>> START STORED DATA

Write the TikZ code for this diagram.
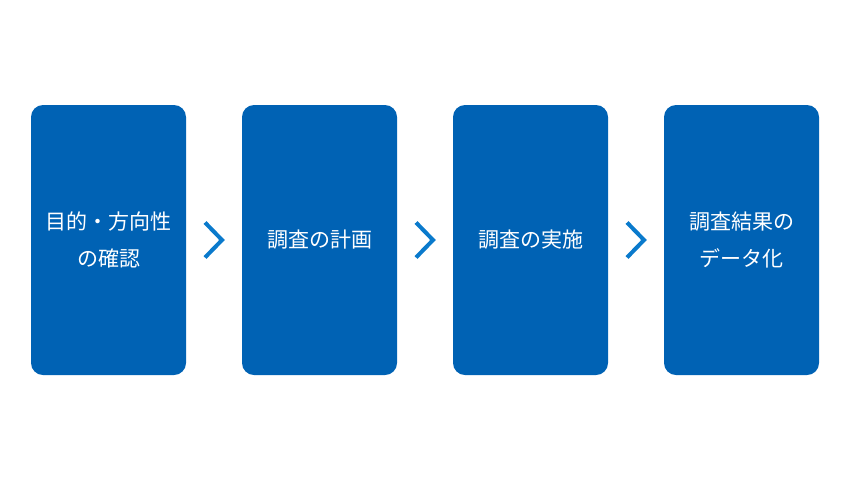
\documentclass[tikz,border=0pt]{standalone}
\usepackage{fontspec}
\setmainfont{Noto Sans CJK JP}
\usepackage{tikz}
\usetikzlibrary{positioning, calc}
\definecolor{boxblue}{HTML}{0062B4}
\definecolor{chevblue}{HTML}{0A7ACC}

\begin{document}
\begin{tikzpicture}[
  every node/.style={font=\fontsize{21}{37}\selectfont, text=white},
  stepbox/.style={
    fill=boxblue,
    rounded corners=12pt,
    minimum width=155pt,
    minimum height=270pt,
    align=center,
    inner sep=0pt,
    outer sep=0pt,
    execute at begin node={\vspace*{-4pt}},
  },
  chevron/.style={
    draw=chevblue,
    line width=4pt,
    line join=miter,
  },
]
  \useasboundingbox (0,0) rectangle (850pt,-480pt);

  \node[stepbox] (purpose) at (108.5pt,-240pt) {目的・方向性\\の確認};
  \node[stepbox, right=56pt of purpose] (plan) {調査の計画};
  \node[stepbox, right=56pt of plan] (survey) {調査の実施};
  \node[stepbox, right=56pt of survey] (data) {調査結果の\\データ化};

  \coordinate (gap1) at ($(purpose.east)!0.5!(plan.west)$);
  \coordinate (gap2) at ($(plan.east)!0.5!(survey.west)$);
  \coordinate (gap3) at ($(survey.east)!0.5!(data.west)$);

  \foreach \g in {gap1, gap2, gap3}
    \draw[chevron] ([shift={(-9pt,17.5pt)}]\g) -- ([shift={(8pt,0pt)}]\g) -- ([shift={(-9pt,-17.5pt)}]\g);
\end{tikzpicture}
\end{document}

>> END STORED DATA

### TASK STATEMENT
From the material above, copy everything exactly but the pictures.

### OUTPUT OF THE EXERCISE
Write the TikZ code for this diagram.
\documentclass[tikz,border=0pt]{standalone}
\usepackage{fontspec}
\setmainfont{Noto Sans CJK JP}
\usepackage{tikz}
\usetikzlibrary{positioning, calc}
\definecolor{boxblue}{HTML}{0062B4}
\definecolor{chevblue}{HTML}{0A7ACC}

\begin{document}
\begin{tikzpicture}[
  every node/.style={font=\fontsize{21}{37}\selectfont, text=white},
  stepbox/.style={
    fill=boxblue,
    rounded corners=12pt,
    minimum width=155pt,
    minimum height=270pt,
    align=center,
    inner sep=0pt,
    outer sep=0pt,
    execute at begin node={\vspace*{-4pt}},
  },
  chevron/.style={
    draw=chevblue,
    line width=4pt,
    line join=miter,
  },
]
  \useasboundingbox (0,0) rectangle (850pt,-480pt);

  \node[stepbox] (purpose) at (108.5pt,-240pt) {目的・方向性\\の確認};
  \node[stepbox, right=56pt of purpose] (plan) {調査の計画};
  \node[stepbox, right=56pt of plan] (survey) {調査の実施};
  \node[stepbox, right=56pt of survey] (data) {調査結果の\\データ化};

  \coordinate (gap1) at ($(purpose.east)!0.5!(plan.west)$);
  \coordinate (gap2) at ($(plan.east)!0.5!(survey.west)$);
  \coordinate (gap3) at ($(survey.east)!0.5!(data.west)$);

  \foreach \g in {gap1, gap2, gap3}
    \draw[chevron] ([shift={(-9pt,17.5pt)}]\g) -- ([shift={(8pt,0pt)}]\g) -- ([shift={(-9pt,-17.5pt)}]\g);
\end{tikzpicture}
\end{document}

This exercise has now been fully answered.